Così Francesco, erede della Chiesa-missione per la lotta all’anticattolicesimo marxista – ma colpita dalla crociata moralistica sulla sessualità – deve trovare un messaggio che lo collochi sopra i rottami della guerra americana anticattolica per essere credibile. Sceglie lo stile prettamente giovanneo di prete della strada che non fa politica. Tutto il suo pontificato è un messaggio evangelico che parla all’uomo della strada, che riduce la politica alle sole invocazioni umanitarie. Ecco perché diventa l’uomo della pandemia. In essa, con una visione mondiale, ha trovato il riscatto morale della chiesa, condiscendente a tutte le umiliazioni imposte al clero militante, umana e spirituale nella sua presenza. Anche quando viene scacciata, rimane vicina nella morte e nella angoscia dei suoi parrocchiani.

Francesco ha superato l’ostacolo che la politica anticattolica italiana – imposta dalla spinta di provenienza tedesca e americana – gli ha messo davanti. Il suo spirito di servizio, che ha fatto tremare un governo (naturaliter filo Arcigay) che non ha rinunciato a infliggere le piccole umiliazioni procedurali in nome della pandemia, ma che ha portato lo stesso Conte a vedere in lui l’interlocutore santificante l’operato del governo, necessario ai fini di quel controllo della popolazione in un momento di rischiosità massima. Tanto politico da dare consigli politici nelle sue omelie modeste e esattamente sterili sul piano sanitario, che spinge oggi Sofri e Vattimo a riconoscersi “cristiani” (ma si sono dimenticati di aggiungere “cattolici”).

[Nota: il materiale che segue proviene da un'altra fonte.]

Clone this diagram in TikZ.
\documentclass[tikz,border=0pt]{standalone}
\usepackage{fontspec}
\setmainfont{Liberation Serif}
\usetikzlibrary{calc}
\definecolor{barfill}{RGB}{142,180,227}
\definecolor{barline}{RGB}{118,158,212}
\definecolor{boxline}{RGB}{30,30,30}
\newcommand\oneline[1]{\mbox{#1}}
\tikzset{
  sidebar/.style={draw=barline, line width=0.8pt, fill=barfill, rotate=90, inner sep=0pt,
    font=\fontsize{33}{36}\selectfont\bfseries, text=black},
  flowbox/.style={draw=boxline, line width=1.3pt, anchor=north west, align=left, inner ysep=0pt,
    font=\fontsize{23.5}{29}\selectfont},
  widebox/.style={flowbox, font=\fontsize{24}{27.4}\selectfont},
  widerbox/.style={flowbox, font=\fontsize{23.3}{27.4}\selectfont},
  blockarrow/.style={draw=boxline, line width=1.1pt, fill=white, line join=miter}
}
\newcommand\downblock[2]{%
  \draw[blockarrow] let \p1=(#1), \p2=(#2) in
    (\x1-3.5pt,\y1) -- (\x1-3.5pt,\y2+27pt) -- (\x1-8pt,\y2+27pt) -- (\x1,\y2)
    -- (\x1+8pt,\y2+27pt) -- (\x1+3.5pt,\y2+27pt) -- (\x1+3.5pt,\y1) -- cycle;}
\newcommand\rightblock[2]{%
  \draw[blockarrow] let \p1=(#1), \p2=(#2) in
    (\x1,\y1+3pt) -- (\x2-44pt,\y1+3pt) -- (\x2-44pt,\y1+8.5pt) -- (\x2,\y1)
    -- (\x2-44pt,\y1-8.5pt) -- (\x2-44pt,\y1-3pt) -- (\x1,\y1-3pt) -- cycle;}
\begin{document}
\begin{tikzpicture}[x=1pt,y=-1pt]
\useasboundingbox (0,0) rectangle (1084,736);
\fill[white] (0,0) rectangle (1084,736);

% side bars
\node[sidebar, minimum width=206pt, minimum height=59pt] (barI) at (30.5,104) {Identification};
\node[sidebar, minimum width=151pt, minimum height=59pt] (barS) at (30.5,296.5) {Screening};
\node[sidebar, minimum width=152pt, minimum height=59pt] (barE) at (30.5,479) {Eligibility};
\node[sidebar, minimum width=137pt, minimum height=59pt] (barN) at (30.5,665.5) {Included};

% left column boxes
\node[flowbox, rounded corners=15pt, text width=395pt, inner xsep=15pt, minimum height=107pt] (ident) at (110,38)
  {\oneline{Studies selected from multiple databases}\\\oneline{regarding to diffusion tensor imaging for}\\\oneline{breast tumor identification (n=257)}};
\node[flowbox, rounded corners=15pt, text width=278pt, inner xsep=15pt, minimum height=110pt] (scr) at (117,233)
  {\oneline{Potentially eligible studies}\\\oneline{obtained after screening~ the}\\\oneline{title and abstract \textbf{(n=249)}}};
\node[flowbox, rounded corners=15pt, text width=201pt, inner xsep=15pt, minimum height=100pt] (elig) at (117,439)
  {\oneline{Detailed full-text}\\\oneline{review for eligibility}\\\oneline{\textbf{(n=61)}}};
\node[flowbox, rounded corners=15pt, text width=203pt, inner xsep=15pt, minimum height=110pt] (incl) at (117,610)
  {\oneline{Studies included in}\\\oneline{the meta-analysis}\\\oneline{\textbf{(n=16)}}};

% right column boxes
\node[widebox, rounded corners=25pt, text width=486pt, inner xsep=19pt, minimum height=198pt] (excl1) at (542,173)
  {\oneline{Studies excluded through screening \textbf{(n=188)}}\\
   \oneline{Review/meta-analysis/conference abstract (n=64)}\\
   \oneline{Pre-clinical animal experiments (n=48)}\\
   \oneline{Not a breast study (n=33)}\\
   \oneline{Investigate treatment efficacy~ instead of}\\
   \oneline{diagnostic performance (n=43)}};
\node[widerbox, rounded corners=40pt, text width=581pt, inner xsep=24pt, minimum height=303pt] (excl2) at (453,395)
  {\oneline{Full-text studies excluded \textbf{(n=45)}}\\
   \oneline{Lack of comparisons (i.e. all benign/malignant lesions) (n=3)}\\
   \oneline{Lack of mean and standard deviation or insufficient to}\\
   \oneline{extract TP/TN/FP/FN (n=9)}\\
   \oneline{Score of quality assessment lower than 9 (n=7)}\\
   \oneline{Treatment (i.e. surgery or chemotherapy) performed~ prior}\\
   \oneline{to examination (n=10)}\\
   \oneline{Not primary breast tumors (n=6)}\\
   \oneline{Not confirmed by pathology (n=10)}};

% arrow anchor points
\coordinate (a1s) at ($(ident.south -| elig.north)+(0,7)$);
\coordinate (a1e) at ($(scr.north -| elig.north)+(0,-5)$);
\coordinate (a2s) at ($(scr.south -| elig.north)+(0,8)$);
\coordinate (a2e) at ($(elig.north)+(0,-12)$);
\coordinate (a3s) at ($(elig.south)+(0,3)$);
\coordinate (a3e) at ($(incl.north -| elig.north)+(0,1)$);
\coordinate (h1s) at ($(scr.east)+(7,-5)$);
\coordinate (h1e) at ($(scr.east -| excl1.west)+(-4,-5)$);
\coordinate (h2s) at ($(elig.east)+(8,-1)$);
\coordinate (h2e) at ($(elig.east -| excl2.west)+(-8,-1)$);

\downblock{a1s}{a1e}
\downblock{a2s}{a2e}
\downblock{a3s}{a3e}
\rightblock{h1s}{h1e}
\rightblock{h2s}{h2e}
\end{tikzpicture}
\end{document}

Galli della Loggia ha ragione quando dice che Papa Francesco è un grande politico, perché ha fatto arrivare all’uomo della strada il suo messaggio e ha saputo fargli leggere i suoi messaggi a cui i governanti si sono dovuti adeguare (pur senza rinunciare ai soliti tentativi di emarginare la Chiesa).

Con sottile raffinatezza liturgica, parla dal pulpito, con le vesti sacramentali, riappropriandosi della sua dignità di vescovo e di papa, rendendosi arbitro delle applicabilità etica delle disposizioni del governo, che sostiene indiscusse, ma per questo seguite.

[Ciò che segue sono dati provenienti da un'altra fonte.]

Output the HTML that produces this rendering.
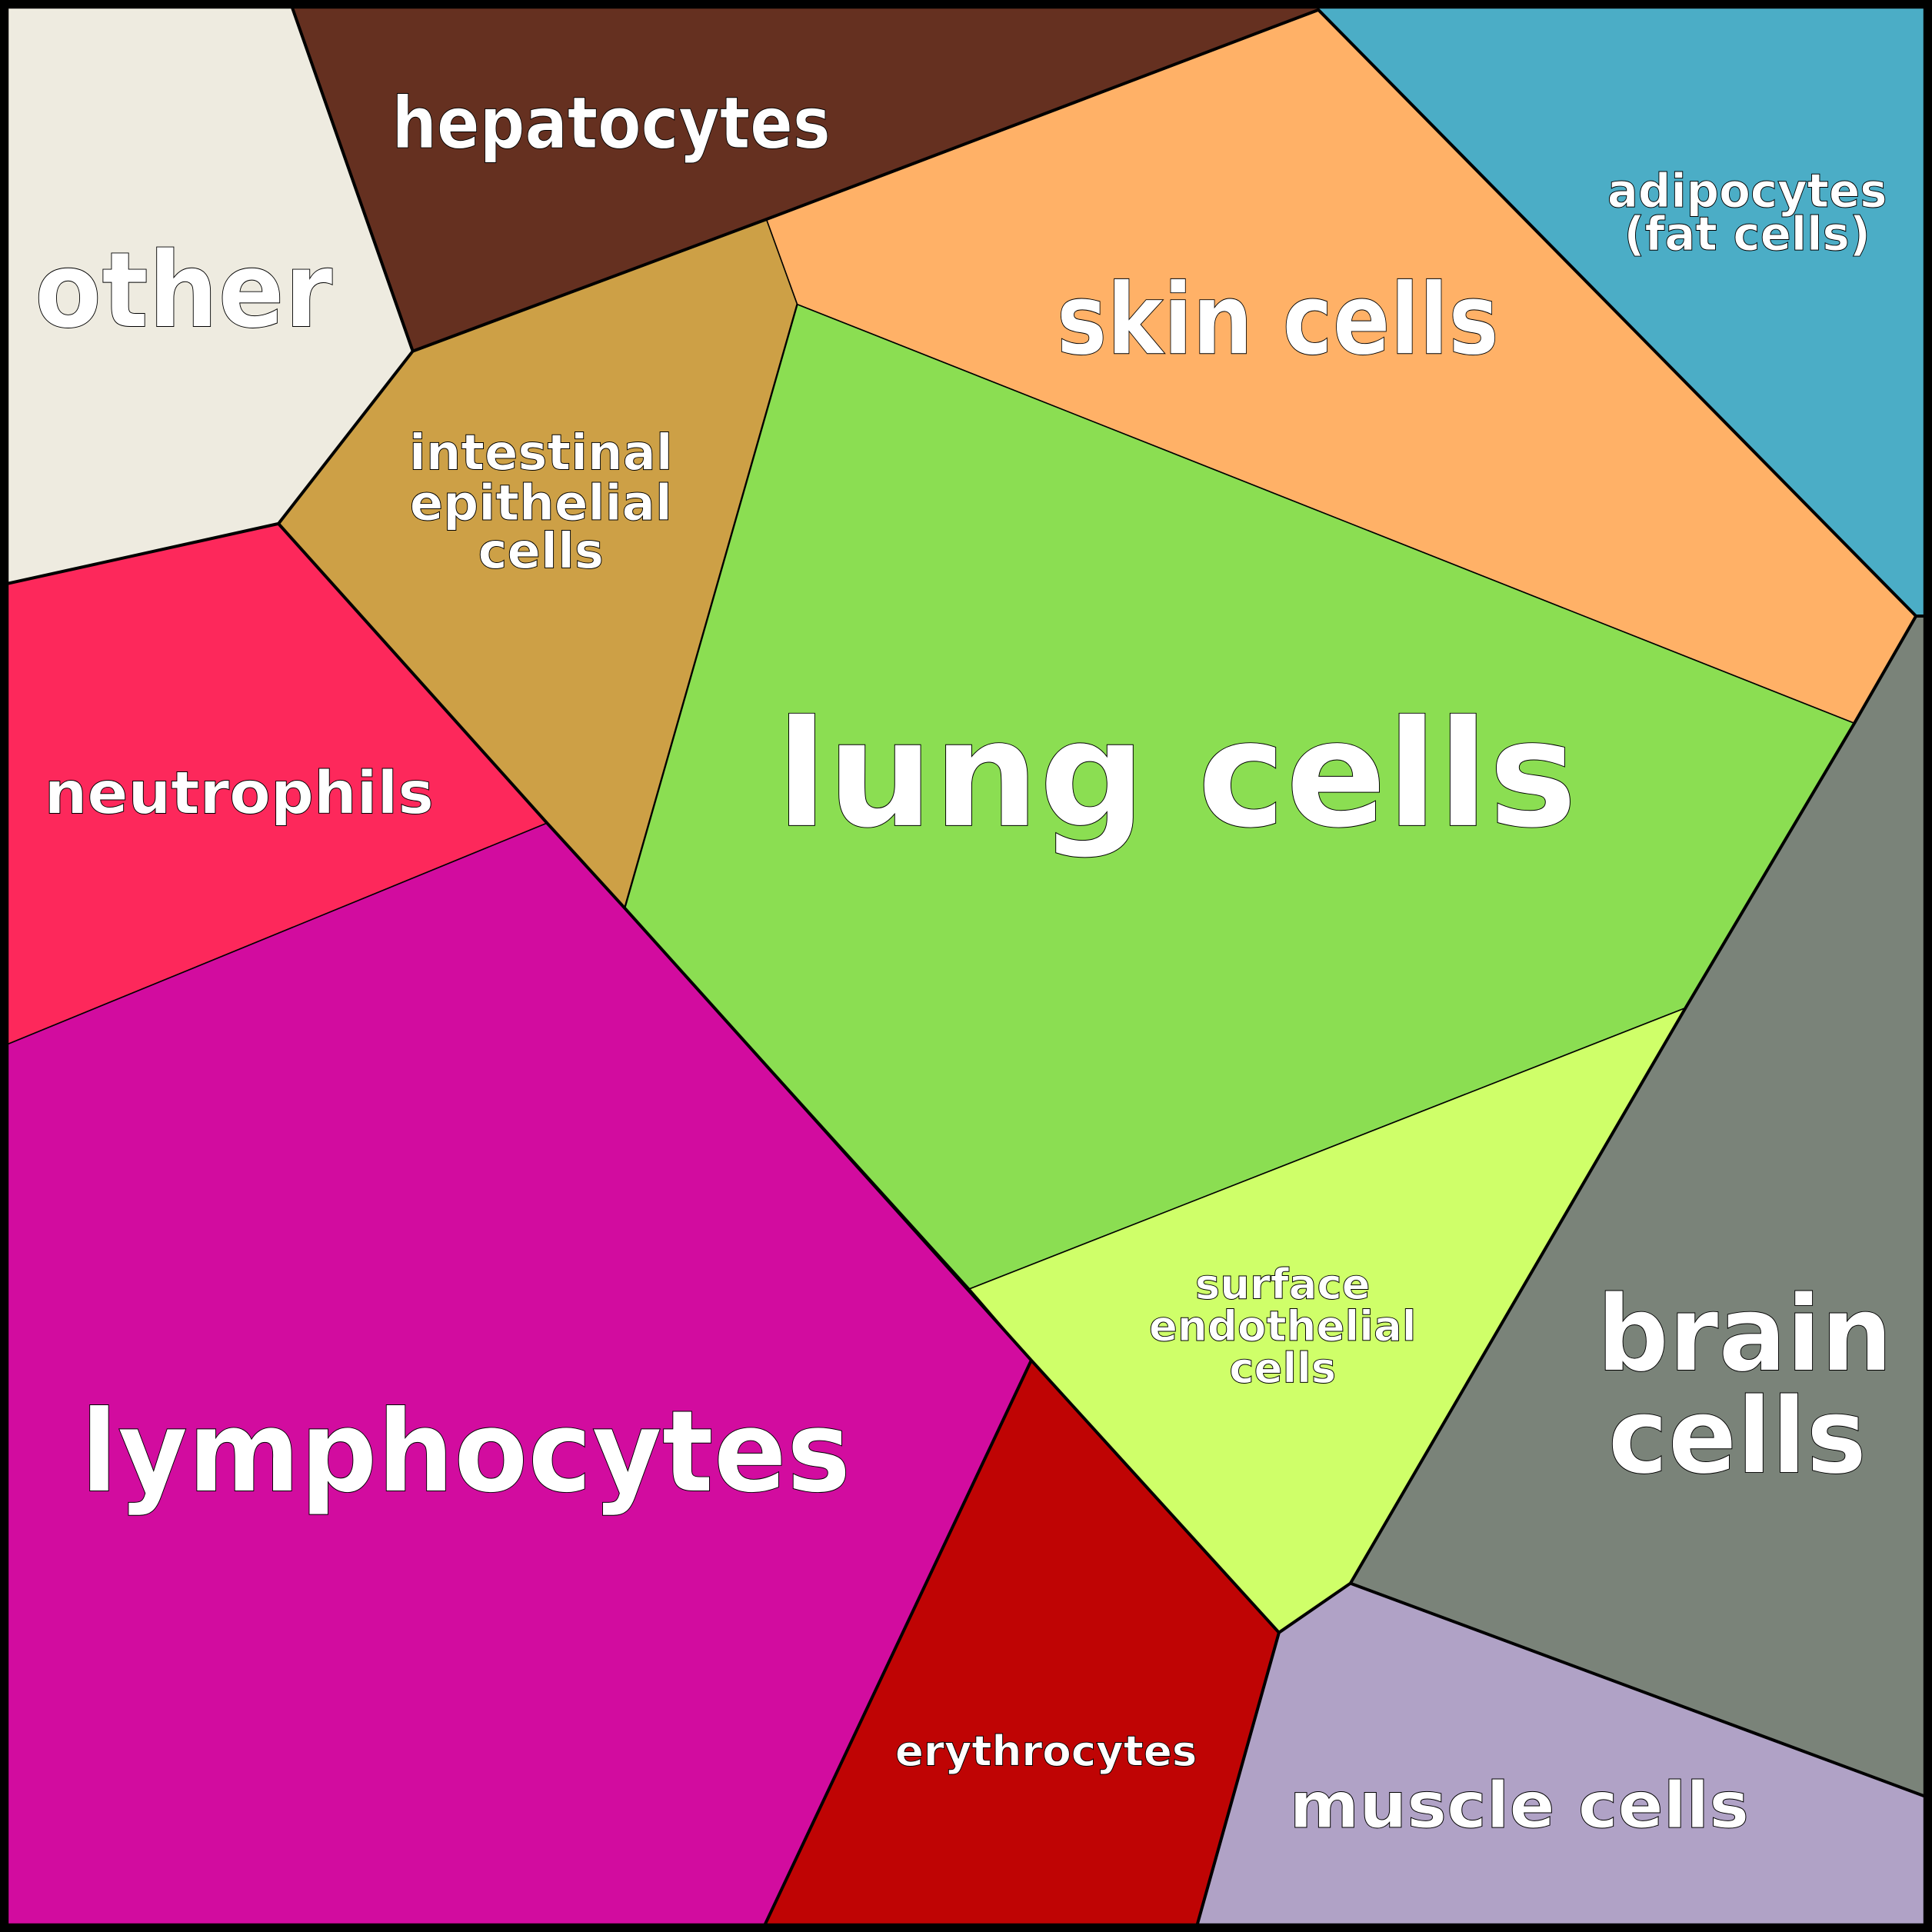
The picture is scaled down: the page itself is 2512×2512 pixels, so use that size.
<!DOCTYPE html>
<html><head><meta charset="utf-8"><style>
html,body{margin:0;padding:0;background:#fff}
svg{display:block}
text{font-family:"DejaVu Sans","Liberation Sans",sans-serif;font-weight:bold;fill:#fff;stroke:#000;stroke-width:0.6;text-anchor:middle}
</style></head><body>
<svg width="2512" height="2512" viewBox="0 0 1568 1568" xmlns="http://www.w3.org/2000/svg">
<g stroke="#000" stroke-width="1" stroke-linejoin="round">
<polygon fill="#EEEBE0" points="0,0 235,0 335,285 226,425 0,475"/>
<polygon fill="#653020" points="235,0 1070,0 1070,8 622,178 335,285"/>
<polygon fill="#4BADC6" points="1070,0 1568,0 1568,500 1555,500 1070,8"/>
<polygon fill="#FFB167" points="622,178 1070,8 1555,500 1505,587 647,247"/>
<polygon fill="#CDA046" points="335,285 622,178 647,247 507,737 444,668 226,425"/>
<polygon fill="#8BDE52" points="647,247 1505,587 1368,818 787,1046 507,737"/>
<polygon fill="#FD285B" points="0,475 226,425 444,668 0,850"/>
<polygon fill="#D20C9F" points="0,850 444,668 837,1104 618,1568 0,1568"/>
<polygon fill="#CFFF69" points="787,1046 1368,818 1096,1285 1038,1325 837,1104"/>
<polygon fill="#7A8379" points="1505,587 1555,500 1568,500 1568,1460 1096,1285 1368,818"/>
<polygon fill="#BF0404" points="837,1104 1038,1325 970,1568 618,1568"/>
<polygon fill="#B0A2C6" points="1038,1325 1096,1285 1568,1460 1568,1568 970,1568"/>
</g>
<g stroke="#000" stroke-width="2.5" fill="none" stroke-linejoin="round">
<polyline points="235,0 335,285 226,425 0,475"/>
<polyline points="335,285 622,178 1070,8 1555,500 1505,587 1368,818 1096,1285 1038,1325 970,1568"/>
<polyline points="226,425 444,668 507,737 837,1104 1038,1325"/>
<polyline points="837,1104 618,1568"/>
<polyline points="1096,1285 1568,1460"/>
<polyline points="1555,500 1568,500"/>
</g>
<line x1="507" y1="737" x2="647" y2="247" stroke="#000" stroke-width="1.5"/>
<rect x="3.5" y="3.5" width="1561" height="1561" fill="none" stroke="#000" stroke-width="7"/>
<text x="149" y="265" font-size="85" textLength="242" lengthAdjust="spacingAndGlyphs">other</text>
<text x="496" y="120" font-size="58" textLength="356" lengthAdjust="spacingAndGlyphs">hepatocytes</text>
<text x="1418" y="168" font-size="38" textLength="227" lengthAdjust="spacingAndGlyphs">adipocytes</text>
<text x="1418" y="203" font-size="38" textLength="200" lengthAdjust="spacingAndGlyphs">(fat cells)</text>
<text x="1037" y="287" font-size="80" textLength="359" lengthAdjust="spacingAndGlyphs">skin cells</text>
<text x="439" y="381" font-size="40" textLength="214" lengthAdjust="spacingAndGlyphs">intestinal</text>
<text x="439" y="422" font-size="40" textLength="213" lengthAdjust="spacingAndGlyphs">epithelial</text>
<text x="439" y="461" font-size="40">cells</text>
<text x="955" y="670" font-size="120" textLength="650" lengthAdjust="spacingAndGlyphs">lung cells</text>
<text x="194" y="660" font-size="48" textLength="316" lengthAdjust="spacingAndGlyphs">neutrophils</text>
<text x="378" y="1210" font-size="92" textLength="625" lengthAdjust="spacingAndGlyphs">lymphocytes</text>
<text x="1041" y="1054" font-size="34">surface</text>
<text x="1041" y="1088" font-size="34" textLength="217" lengthAdjust="spacingAndGlyphs">endothelial</text>
<text x="1041" y="1122" font-size="34">cells</text>
<text x="1416" y="1112" font-size="85" textLength="240" lengthAdjust="spacingAndGlyphs">brain</text>
<text x="1410" y="1195" font-size="85" textLength="210" lengthAdjust="spacingAndGlyphs">cells</text>
<text x="849" y="1433" font-size="34" textLength="245" lengthAdjust="spacingAndGlyphs">erythrocytes</text>
<text x="1233" y="1483" font-size="52" textLength="373" lengthAdjust="spacingAndGlyphs">muscle cells</text>
</svg>
</body></html>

Parafrasando Benedetto XIV, si è rifatto papa da parroco “con distinzione”, rango a cui cercava di ridurlo un governo “di regime”.

Ecco perché persone come gli intellettuali sopra richiamati si sono mossi a criticare Galli della Loggia, quando hanno capito che dovendosi onorare di essere cristiani erano stati messi in scacco matto dal palesamento da questa politica pontificia. Sembra di rivedere la scenetta di Guareschi nella quale Peppone deve inchinarsi al crocefisso.

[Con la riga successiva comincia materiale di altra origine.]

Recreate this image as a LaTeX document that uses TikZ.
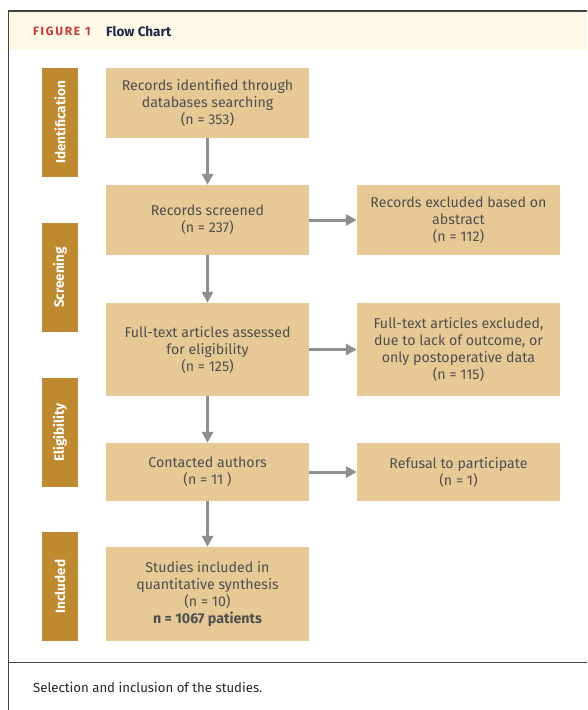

Si, Francesco è un grande politico, proprio perché ha saputo far credere che non lo è.

Pensiamo all’uso del simbolo della croce astile di Paolo VI, un simbolo a cui questi si appoggiava per ricevere forza, addirittura una lancia nelle mani di Giovanni Paolo II. Francesco ha trovato nella sua croce un simbolo semplice, che non deve suscitare commenti, anonimo, ma di grande richiamo per l’umile che guarda a chi lo impugna e si affida a lui. Forse per questo sarà anche un grande papa evangelico.

La sfida ecclesiale sarà su questo, e riuscirà vittoriosa se riuscirà a mettere capo alla creazione di un nuovo modello di prete ideale.

Una volta si diceva che i politici erano i cattedratici mancati. Chissà se domani si dirà che essi sono i preti mancati.